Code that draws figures
━━━━━━━━━━━━━━━━━━━━━━━━━━━━━━
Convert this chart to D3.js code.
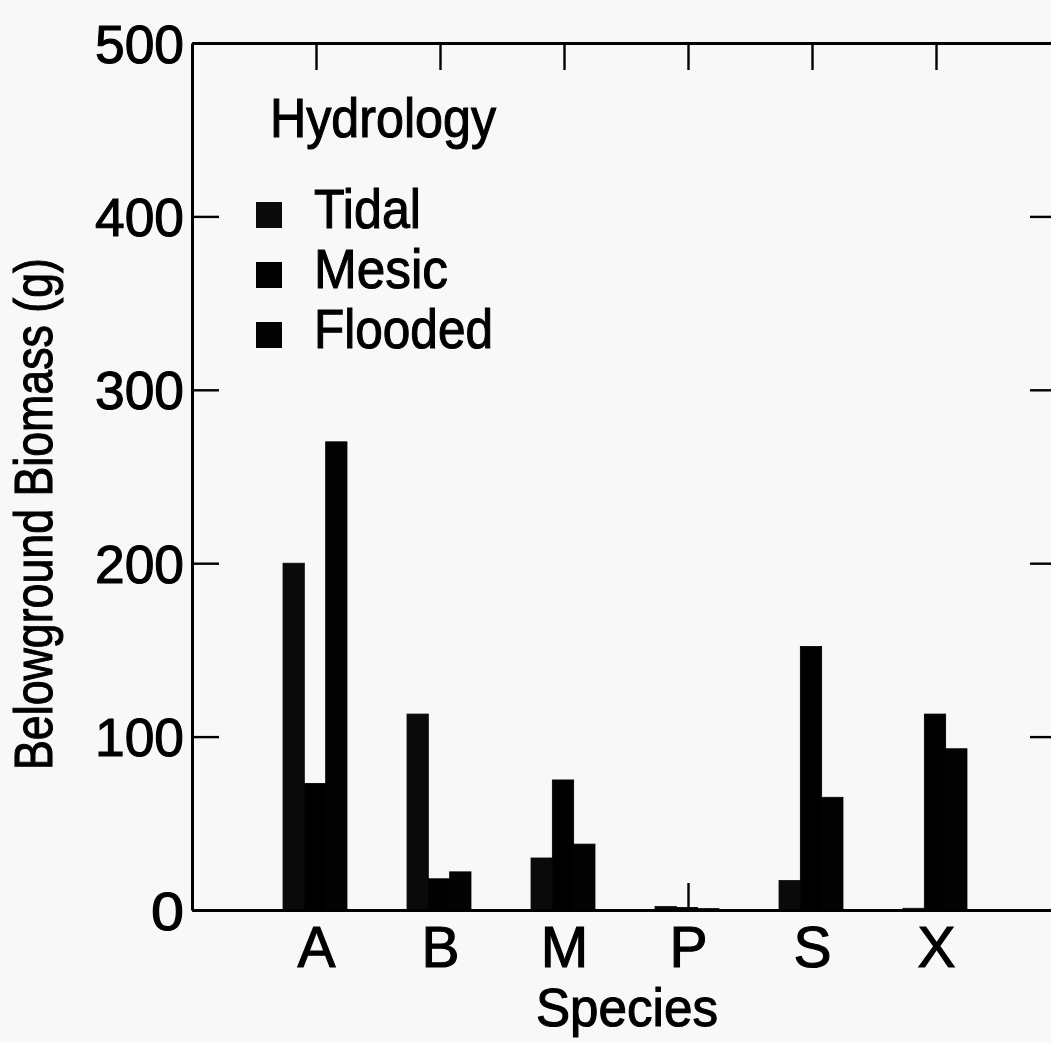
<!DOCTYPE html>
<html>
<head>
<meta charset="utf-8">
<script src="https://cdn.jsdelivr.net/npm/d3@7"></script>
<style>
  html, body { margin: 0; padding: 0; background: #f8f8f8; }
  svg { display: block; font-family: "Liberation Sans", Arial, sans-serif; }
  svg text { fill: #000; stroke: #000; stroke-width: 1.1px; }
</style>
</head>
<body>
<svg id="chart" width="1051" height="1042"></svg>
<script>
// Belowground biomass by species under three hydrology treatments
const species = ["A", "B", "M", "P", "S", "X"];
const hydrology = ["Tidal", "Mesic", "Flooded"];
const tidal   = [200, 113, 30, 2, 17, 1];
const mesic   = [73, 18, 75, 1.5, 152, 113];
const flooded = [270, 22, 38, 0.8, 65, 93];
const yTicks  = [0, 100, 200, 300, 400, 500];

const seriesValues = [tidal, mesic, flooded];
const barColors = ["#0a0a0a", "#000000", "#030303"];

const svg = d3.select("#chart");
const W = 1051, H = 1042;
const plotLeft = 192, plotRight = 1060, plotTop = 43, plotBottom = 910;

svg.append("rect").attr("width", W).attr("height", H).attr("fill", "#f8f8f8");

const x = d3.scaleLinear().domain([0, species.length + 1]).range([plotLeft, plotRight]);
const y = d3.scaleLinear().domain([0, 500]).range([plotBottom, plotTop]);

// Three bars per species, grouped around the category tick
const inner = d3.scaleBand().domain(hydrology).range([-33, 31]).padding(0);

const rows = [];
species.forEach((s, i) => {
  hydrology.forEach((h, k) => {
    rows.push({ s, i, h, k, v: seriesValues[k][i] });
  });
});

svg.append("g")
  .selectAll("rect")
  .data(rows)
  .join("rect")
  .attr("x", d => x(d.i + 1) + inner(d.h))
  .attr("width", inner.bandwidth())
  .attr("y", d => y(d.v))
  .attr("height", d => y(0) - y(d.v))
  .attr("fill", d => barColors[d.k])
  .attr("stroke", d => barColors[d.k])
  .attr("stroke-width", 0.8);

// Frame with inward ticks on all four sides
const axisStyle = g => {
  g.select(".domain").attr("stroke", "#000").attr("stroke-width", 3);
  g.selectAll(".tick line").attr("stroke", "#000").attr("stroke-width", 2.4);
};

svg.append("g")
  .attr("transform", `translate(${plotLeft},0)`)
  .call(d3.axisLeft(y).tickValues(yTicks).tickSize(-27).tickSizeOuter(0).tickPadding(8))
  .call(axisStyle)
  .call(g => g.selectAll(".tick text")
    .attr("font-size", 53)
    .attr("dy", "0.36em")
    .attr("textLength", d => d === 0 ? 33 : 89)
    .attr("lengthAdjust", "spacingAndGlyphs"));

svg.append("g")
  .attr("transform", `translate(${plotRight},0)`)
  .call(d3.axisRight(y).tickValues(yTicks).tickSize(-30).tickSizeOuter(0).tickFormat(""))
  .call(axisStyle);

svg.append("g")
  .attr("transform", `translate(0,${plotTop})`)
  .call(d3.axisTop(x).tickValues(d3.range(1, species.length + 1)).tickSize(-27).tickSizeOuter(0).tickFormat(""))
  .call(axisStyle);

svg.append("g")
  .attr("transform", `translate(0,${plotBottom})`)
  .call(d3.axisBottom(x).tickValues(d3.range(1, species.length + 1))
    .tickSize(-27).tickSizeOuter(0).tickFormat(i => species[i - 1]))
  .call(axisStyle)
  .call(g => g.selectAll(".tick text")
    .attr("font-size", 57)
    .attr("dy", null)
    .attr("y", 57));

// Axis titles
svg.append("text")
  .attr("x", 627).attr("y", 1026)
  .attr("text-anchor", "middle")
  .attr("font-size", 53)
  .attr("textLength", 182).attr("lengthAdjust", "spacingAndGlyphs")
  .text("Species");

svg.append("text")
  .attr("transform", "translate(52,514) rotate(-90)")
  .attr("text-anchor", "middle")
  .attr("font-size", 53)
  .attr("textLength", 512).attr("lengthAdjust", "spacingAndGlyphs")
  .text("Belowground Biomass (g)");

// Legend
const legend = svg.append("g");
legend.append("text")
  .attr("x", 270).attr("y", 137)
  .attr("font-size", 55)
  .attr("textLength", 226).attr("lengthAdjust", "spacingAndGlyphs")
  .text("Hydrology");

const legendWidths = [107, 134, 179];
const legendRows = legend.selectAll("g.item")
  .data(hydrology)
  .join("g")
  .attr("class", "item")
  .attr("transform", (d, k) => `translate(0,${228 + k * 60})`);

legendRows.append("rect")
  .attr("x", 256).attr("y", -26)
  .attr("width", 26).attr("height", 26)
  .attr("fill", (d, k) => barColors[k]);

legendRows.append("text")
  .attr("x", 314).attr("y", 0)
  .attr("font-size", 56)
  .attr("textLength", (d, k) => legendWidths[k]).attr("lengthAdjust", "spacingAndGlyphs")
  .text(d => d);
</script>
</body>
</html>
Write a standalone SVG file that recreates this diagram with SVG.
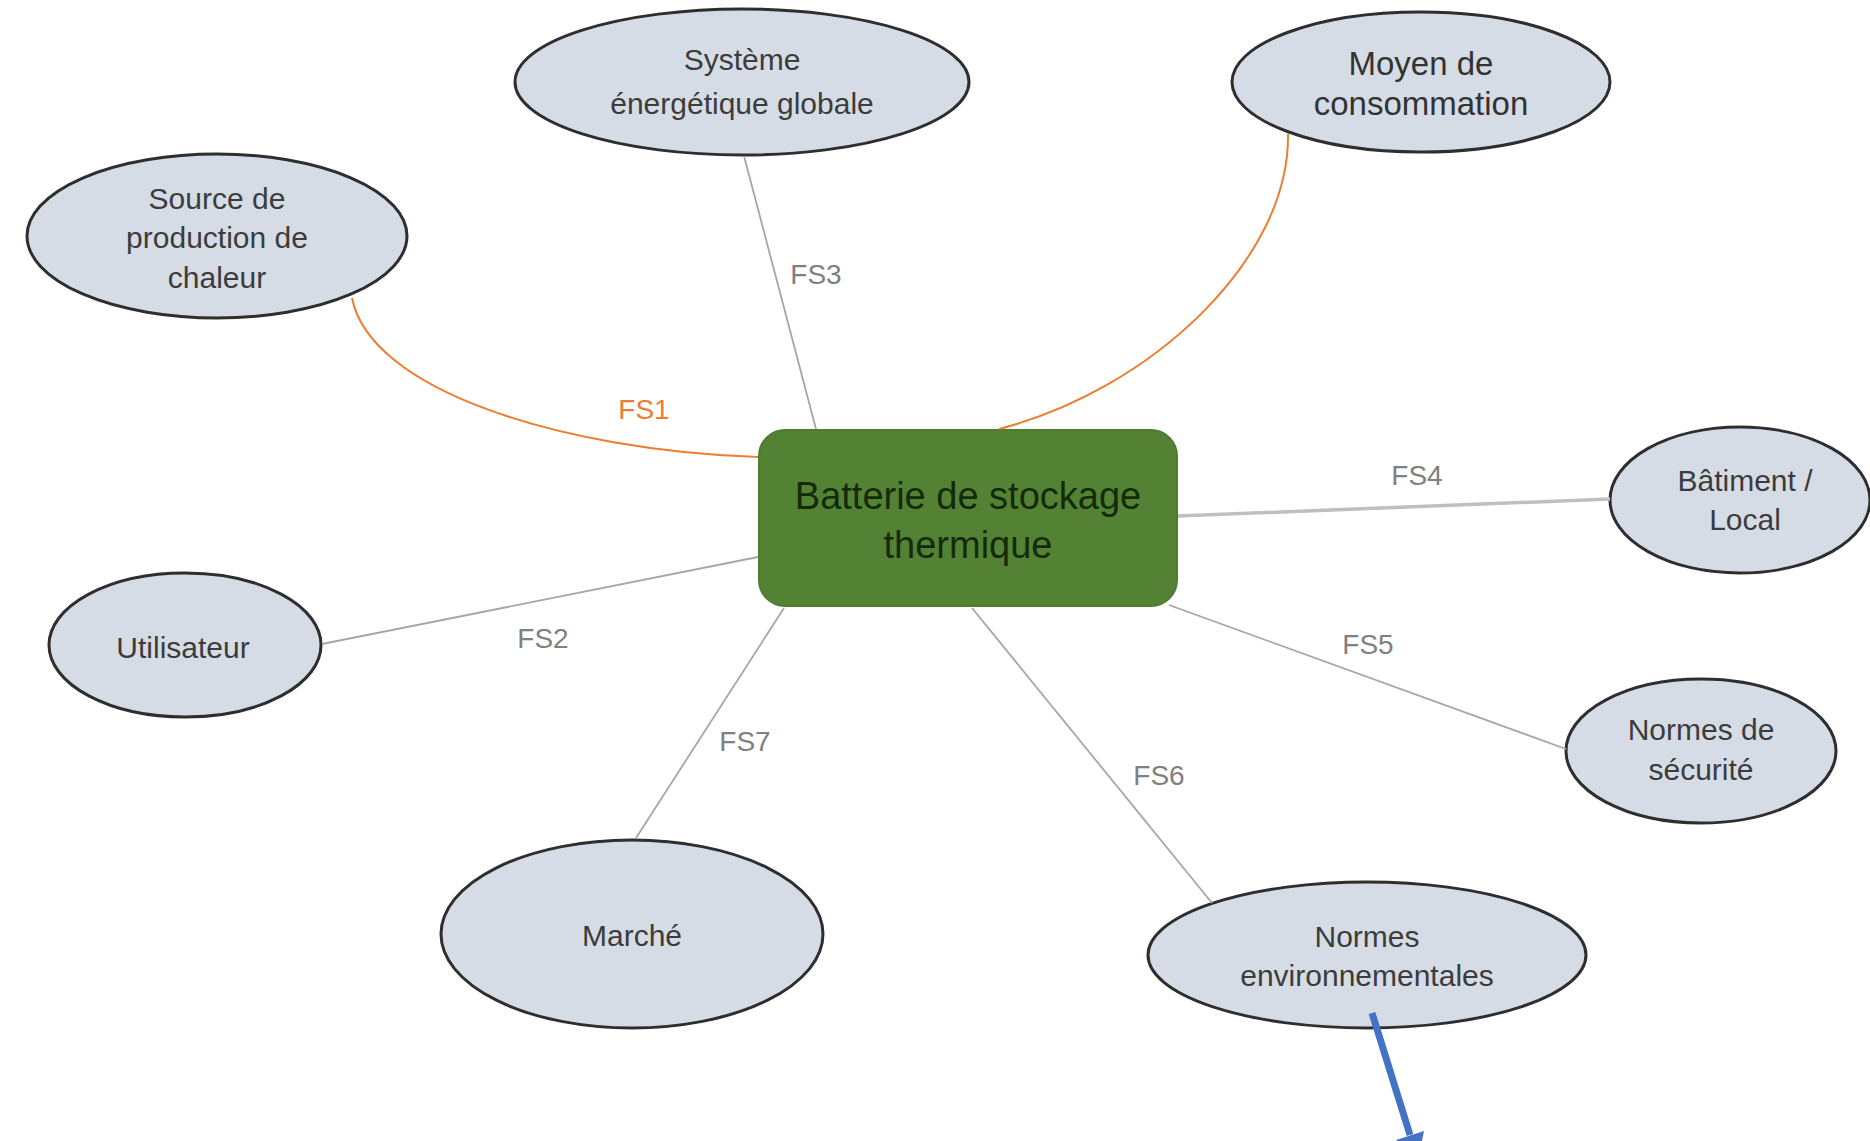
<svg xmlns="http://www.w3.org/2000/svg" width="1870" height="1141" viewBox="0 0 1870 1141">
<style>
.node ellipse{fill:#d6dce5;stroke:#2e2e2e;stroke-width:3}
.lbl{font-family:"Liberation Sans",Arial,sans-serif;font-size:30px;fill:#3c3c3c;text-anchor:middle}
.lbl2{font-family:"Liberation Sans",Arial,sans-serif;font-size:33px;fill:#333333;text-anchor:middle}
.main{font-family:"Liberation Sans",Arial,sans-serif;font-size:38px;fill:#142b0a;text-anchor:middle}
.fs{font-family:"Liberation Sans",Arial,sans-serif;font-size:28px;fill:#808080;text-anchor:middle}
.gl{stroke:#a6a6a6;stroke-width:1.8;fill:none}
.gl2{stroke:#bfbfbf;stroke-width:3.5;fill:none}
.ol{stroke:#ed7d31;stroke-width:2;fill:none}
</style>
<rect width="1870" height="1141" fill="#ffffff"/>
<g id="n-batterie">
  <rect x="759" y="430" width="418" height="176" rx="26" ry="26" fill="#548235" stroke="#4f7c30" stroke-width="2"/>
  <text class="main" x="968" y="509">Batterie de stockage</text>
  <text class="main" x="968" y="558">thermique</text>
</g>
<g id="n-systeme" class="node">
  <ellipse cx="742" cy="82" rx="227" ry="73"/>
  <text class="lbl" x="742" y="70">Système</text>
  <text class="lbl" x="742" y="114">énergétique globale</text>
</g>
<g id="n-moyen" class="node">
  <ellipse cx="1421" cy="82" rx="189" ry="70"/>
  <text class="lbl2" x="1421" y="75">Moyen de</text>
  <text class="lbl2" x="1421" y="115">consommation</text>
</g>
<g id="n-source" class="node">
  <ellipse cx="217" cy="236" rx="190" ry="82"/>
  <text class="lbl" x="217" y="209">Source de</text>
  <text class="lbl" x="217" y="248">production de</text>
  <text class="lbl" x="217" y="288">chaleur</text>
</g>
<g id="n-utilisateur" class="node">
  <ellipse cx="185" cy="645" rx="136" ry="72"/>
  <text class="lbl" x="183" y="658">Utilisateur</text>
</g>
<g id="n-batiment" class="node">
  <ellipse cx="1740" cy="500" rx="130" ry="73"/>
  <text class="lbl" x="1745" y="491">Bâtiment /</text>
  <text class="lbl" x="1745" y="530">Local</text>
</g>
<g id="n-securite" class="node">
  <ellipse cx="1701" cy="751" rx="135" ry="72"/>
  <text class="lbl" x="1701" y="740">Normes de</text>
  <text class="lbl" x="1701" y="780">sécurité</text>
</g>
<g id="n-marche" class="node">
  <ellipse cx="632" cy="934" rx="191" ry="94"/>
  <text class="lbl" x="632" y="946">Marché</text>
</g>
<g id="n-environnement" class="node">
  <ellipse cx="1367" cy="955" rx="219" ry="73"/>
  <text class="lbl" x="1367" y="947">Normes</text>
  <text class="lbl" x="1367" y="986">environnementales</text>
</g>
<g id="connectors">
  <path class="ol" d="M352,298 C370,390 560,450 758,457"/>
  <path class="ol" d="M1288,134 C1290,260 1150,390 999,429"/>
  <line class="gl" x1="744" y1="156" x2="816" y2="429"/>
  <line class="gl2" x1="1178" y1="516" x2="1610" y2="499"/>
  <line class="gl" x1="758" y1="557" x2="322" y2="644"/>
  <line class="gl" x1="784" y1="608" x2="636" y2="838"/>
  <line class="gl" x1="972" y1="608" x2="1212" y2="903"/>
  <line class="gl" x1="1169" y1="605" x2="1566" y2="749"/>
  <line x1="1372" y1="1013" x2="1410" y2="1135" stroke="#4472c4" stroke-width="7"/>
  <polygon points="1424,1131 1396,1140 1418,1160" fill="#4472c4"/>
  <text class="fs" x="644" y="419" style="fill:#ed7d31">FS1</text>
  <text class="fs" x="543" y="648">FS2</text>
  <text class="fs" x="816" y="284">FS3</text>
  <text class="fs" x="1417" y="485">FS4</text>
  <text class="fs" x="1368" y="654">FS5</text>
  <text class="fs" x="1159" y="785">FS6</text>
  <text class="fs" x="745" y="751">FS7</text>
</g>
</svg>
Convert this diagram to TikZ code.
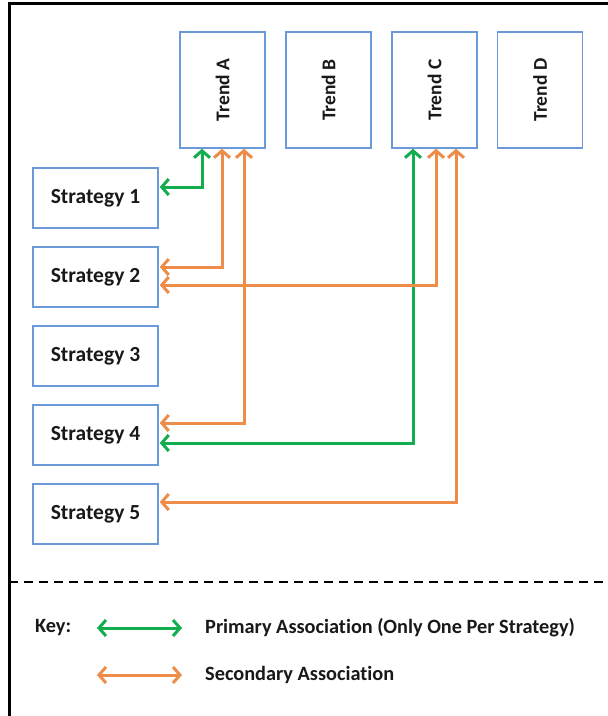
━━━━━━━━━━━━━━━━━━━━━━━━━━━━━━
• **BRIEF**: Return only the lines running from the top of the data to the line that holds "d3.scaleLinear().domain([0, 500]).range([plotBottom, plotTop]);". Include both of those lines, but skip the pictures.

• **RESPONSE TO THIS EXERCISE**:
Convert this chart to D3.js code.
<!DOCTYPE html>
<html>
<head>
<meta charset="utf-8">
<script src="https://cdn.jsdelivr.net/npm/d3@7"></script>
<style>
  html, body { margin: 0; padding: 0; background: #f8f8f8; }
  svg { display: block; font-family: "Liberation Sans", Arial, sans-serif; }
  svg text { fill: #000; stroke: #000; stroke-width: 1.1px; }
</style>
</head>
<body>
<svg id="chart" width="1051" height="1042"></svg>
<script>
// Belowground biomass by species under three hydrology treatments
const species = ["A", "B", "M", "P", "S", "X"];
const hydrology = ["Tidal", "Mesic", "Flooded"];
const tidal   = [200, 113, 30, 2, 17, 1];
const mesic   = [73, 18, 75, 1.5, 152, 113];
const flooded = [270, 22, 38, 0.8, 65, 93];
const yTicks  = [0, 100, 200, 300, 400, 500];

const seriesValues = [tidal, mesic, flooded];
const barColors = ["#0a0a0a", "#000000", "#030303"];

const svg = d3.select("#chart");
const W = 1051, H = 1042;
const plotLeft = 192, plotRight = 1060, plotTop = 43, plotBottom = 910;

svg.append("rect").attr("width", W).attr("height", H).attr("fill", "#f8f8f8");

const x = d3.scaleLinear().domain([0, species.length + 1]).range([plotLeft, plotRight]);
const y = d3.scaleLinear().domain([0, 500]).range([plotBottom, plotTop]);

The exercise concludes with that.